By April 2008, according to a document prepared for then-Fannie Mae CEO Daniel Mudd and marked “Confidential — Highly Restricted,” Fannie’s $312 billion in Alt-A mortgages represented “12% of single-family credit exposure.” This book of business, the document notes, “was originated to maintain relevance in market with customers — main originators were Countrywide, Lehman, Indymac, Washington Mutual, Amtrust.”

Oh yea, and the CEO of Freddie Mac also had the audacity to state that, “It is remarkable that during the period that Fannie Mae substantially increased its exposure to credit risk its regulator made no visible effort to enforce any limits.” So even though it was his people that mismanaged the company, it was the government regulators fault for not ensuring that the company was taking prudent risk? Imagine if any of the CEOs of the Investment Banks blamed the regulators for the financial crisis? No real enterprise could ever make this argument.

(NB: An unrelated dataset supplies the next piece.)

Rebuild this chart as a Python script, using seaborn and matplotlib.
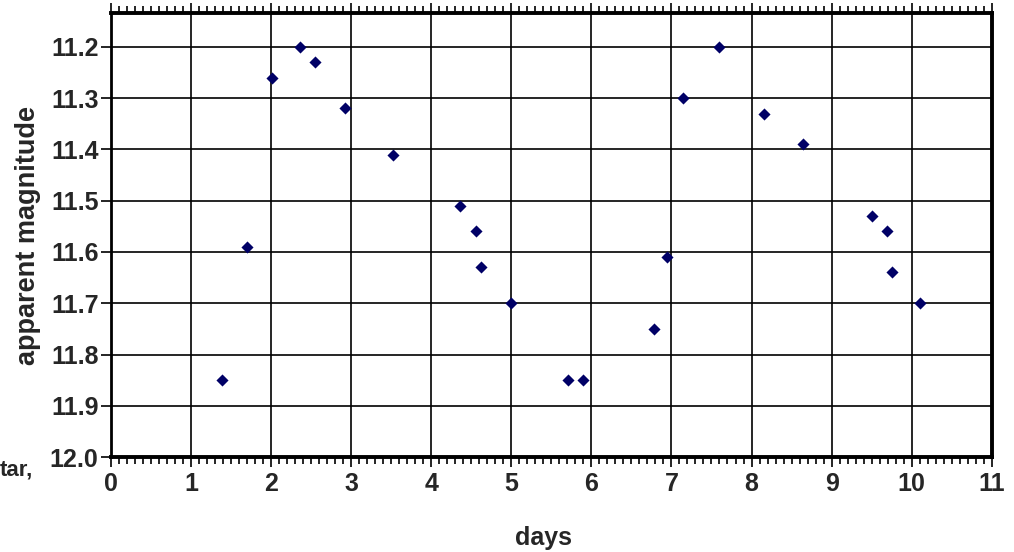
import matplotlib
matplotlib.use("Agg")
import matplotlib.pyplot as plt
from matplotlib.ticker import MultipleLocator
import pandas as pd
import seaborn as sns

days = [1.39, 1.70, 2.01, 2.36, 2.55, 2.92, 3.52, 4.36, 4.56, 4.62, 4.99,
        5.71, 5.90, 6.78, 6.94, 7.14, 7.59, 8.16, 8.64, 9.50, 9.69, 9.75, 10.11]
magnitude = [11.85, 11.59, 11.26, 11.20, 11.23, 11.32, 11.41, 11.51, 11.56, 11.63, 11.70,
             11.85, 11.85, 11.75, 11.61, 11.30, 11.20, 11.33, 11.39, 11.53, 11.56, 11.64, 11.70]
y_ticks = [11.2, 11.3, 11.4, 11.5, 11.6, 11.7, 11.8, 11.9, 12.0]
x_ticks = list(range(0, 12))

df = pd.DataFrame({"days": days, "magnitude": magnitude})

sns.set_style("white")
plt.rcParams["font.family"] = ["Liberation Sans", "DejaVu Sans"]

fig = plt.figure(figsize=(10.14, 5.52), dpi=100)
ax = fig.add_axes([0.1095, 0.172, 0.8685, 0.8044])

sns.scatterplot(data=df, x="days", y="magnitude", marker="D", s=38,
                color="#000066", edgecolor="#000066", linewidth=0, ax=ax, zorder=3)

ax.set_xlim(0, 11)
ax.set_ylim(12.0, 11.134)
ax.set_xticks(x_ticks)
ax.set_yticks(y_ticks)
ax.set_yticklabels([f"{v:.1f}" for v in y_ticks])
ax.xaxis.set_minor_locator(MultipleLocator(0.1))

ax.grid(True, which="major", color="black", linewidth=1.2)
ax.set_axisbelow(True)

for side, lw in {"left": 2.0, "bottom": 2.8, "top": 2.8, "right": 2.8}.items():
    ax.spines[side].set_visible(True)
    ax.spines[side].set_color("black")
    ax.spines[side].set_linewidth(lw)

ax.tick_params(axis="x", which="both", direction="out", top=True, bottom=True,
               color="black", width=1.2)
ax.tick_params(axis="x", which="major", length=7, labelsize=18, pad=4)
ax.tick_params(axis="x", which="minor", length=5)
ax.tick_params(axis="y", which="major", direction="out", left=True, length=7,
               width=1.2, color="black", labelsize=18, pad=2)
for lab in ax.get_xticklabels() + ax.get_yticklabels():
    lab.set_fontweight("bold")

ax.set_xlabel("")
ax.set_ylabel("apparent magnitude", fontsize=19.5, fontweight="bold", labelpad=6)
fig.text(0.536, 0.025, "days", ha="center", va="center", fontsize=18, fontweight="bold")
fig.text(0.0, 0.148, "tar,", ha="left", va="center", fontsize=16, fontweight="bold")

plt.savefig("out.png", dpi=100)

Of course Franky Raines also had a point. “What Mr. Raines failed to mention was that, all along, Fannie and Freddie were spending millions on lobbying to ensure that regulators did not get in their way. As the AP reported Sunday night, Freddie spent $11.7 million in lobbying in 2006 alone…” This is another fundamental problem with these businesses. The politicians supported affordable housing for low income people because it would help their constituents. To me, it seems like a big slush fund to get votes. Personally, if I knew the government was going to redistribute our tax money to subsidize a housing market for low income people, I’d rather them just buy the houses outright. That way we would at least see where the money was going.

The fact of the matter however is that the government does not see or care for the unintended consequences of maintaining a quasi-governmental enterprise to do this. Shouldn’t it tell them something if the market never dictated that their be real competitors for Fannie and Freddie? Ah well, Barney Frank and Co. can always blame it on greedy corporate America and the wild excesses of the free market.